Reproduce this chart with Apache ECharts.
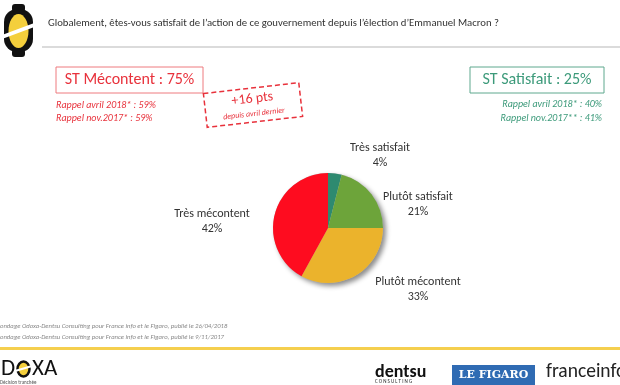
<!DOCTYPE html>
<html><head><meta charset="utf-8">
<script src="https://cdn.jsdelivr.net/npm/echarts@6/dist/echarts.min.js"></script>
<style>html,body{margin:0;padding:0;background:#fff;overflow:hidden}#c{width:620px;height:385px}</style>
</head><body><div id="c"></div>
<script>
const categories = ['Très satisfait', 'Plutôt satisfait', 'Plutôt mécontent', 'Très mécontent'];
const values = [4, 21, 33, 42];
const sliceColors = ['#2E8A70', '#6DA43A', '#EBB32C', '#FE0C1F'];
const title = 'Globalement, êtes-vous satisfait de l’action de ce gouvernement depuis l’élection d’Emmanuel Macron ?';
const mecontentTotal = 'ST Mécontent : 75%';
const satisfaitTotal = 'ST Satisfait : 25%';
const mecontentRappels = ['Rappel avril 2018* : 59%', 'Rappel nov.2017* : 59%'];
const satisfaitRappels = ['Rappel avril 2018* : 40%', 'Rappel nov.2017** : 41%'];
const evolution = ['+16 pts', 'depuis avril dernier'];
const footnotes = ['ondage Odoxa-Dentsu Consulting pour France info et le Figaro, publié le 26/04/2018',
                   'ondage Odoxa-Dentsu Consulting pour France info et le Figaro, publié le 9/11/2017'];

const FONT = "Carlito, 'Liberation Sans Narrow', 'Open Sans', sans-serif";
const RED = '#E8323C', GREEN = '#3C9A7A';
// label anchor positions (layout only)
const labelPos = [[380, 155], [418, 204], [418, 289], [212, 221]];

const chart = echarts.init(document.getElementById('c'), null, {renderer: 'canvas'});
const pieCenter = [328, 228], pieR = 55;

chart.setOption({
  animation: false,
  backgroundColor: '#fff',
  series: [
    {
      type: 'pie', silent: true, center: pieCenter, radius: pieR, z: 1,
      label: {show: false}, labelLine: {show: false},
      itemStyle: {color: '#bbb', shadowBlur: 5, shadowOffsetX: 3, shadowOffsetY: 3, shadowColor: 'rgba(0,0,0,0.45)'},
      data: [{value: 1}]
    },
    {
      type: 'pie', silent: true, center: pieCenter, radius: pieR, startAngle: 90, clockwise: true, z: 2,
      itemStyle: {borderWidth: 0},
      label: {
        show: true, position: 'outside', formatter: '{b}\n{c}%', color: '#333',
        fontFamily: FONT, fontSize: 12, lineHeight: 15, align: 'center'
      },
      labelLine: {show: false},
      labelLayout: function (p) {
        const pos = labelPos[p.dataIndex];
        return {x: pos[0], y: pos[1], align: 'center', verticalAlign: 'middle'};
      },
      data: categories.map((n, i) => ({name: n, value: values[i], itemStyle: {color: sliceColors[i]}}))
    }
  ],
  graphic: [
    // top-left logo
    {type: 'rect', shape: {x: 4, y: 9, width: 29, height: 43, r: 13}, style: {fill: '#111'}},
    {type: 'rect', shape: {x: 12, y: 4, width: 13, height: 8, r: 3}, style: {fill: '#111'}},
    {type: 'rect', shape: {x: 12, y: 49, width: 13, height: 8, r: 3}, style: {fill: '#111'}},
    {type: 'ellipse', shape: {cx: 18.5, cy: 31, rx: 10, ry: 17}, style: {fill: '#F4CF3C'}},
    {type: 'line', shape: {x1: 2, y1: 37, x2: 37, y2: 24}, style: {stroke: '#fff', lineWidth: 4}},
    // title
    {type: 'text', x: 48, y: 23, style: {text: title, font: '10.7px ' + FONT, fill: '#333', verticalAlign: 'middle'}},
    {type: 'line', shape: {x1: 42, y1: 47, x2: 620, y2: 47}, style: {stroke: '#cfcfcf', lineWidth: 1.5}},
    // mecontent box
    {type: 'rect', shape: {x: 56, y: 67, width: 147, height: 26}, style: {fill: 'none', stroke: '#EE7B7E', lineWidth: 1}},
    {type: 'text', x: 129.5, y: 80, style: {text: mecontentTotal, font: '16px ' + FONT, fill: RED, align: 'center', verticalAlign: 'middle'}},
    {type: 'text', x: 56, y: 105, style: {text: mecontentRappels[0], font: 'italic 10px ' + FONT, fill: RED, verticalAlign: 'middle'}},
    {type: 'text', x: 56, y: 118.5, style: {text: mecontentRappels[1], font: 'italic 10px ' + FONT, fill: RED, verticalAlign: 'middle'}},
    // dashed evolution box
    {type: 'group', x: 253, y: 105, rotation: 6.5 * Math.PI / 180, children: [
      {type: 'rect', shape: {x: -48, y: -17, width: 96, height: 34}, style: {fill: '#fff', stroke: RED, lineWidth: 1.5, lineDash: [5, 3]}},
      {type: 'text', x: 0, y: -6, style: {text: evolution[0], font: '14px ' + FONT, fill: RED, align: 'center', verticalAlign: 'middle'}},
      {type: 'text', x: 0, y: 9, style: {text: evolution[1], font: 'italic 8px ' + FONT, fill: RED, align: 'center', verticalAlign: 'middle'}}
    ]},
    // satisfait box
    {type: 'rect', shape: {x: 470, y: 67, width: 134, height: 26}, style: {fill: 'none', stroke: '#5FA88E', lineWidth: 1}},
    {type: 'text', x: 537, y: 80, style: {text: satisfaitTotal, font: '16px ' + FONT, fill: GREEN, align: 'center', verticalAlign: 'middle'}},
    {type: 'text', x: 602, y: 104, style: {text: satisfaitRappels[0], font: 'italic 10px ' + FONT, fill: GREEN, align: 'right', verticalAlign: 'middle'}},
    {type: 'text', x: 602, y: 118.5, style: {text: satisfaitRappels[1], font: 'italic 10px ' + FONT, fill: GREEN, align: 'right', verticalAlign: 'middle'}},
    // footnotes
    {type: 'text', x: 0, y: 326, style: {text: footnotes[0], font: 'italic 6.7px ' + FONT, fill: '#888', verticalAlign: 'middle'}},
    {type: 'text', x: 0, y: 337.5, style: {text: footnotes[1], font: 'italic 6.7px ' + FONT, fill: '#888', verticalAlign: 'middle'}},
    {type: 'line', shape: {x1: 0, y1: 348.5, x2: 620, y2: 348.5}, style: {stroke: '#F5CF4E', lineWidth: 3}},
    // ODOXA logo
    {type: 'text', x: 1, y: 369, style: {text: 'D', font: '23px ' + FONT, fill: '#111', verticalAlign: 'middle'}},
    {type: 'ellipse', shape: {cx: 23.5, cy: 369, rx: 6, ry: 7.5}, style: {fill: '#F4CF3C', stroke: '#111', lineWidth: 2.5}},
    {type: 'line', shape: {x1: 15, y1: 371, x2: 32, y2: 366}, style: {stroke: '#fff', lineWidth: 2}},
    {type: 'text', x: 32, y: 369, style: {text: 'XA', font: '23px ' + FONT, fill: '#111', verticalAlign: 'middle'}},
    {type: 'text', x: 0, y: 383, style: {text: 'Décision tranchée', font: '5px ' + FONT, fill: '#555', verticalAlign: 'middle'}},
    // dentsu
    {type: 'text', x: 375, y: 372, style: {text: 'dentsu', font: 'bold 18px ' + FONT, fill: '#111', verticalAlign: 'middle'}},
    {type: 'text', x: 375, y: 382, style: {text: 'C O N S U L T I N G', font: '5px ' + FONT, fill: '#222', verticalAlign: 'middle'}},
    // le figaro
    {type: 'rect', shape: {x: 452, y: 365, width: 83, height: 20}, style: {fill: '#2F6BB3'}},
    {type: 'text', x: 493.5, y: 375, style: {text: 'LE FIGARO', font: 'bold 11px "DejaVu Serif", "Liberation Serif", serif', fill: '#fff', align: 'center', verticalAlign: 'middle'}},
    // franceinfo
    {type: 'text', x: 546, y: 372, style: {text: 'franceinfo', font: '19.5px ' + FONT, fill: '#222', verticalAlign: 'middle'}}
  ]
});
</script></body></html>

REQUEST. Every line from the start of the listing above through the line with "const pieCenter = [328, 228], pieR = 55;" should be repeated exactly; skip the pictures and add nothing else.

RESPONSE FOR THIS EXERCISE.
Reproduce this chart with Apache ECharts.
<!DOCTYPE html>
<html><head><meta charset="utf-8">
<script src="https://cdn.jsdelivr.net/npm/echarts@6/dist/echarts.min.js"></script>
<style>html,body{margin:0;padding:0;background:#fff;overflow:hidden}#c{width:620px;height:385px}</style>
</head><body><div id="c"></div>
<script>
const categories = ['Très satisfait', 'Plutôt satisfait', 'Plutôt mécontent', 'Très mécontent'];
const values = [4, 21, 33, 42];
const sliceColors = ['#2E8A70', '#6DA43A', '#EBB32C', '#FE0C1F'];
const title = 'Globalement, êtes-vous satisfait de l’action de ce gouvernement depuis l’élection d’Emmanuel Macron ?';
const mecontentTotal = 'ST Mécontent : 75%';
const satisfaitTotal = 'ST Satisfait : 25%';
const mecontentRappels = ['Rappel avril 2018* : 59%', 'Rappel nov.2017* : 59%'];
const satisfaitRappels = ['Rappel avril 2018* : 40%', 'Rappel nov.2017** : 41%'];
const evolution = ['+16 pts', 'depuis avril dernier'];
const footnotes = ['ondage Odoxa-Dentsu Consulting pour France info et le Figaro, publié le 26/04/2018',
                   'ondage Odoxa-Dentsu Consulting pour France info et le Figaro, publié le 9/11/2017'];

const FONT = "Carlito, 'Liberation Sans Narrow', 'Open Sans', sans-serif";
const RED = '#E8323C', GREEN = '#3C9A7A';
// label anchor positions (layout only)
const labelPos = [[380, 155], [418, 204], [418, 289], [212, 221]];

const chart = echarts.init(document.getElementById('c'), null, {renderer: 'canvas'});
const pieCenter = [328, 228], pieR = 55;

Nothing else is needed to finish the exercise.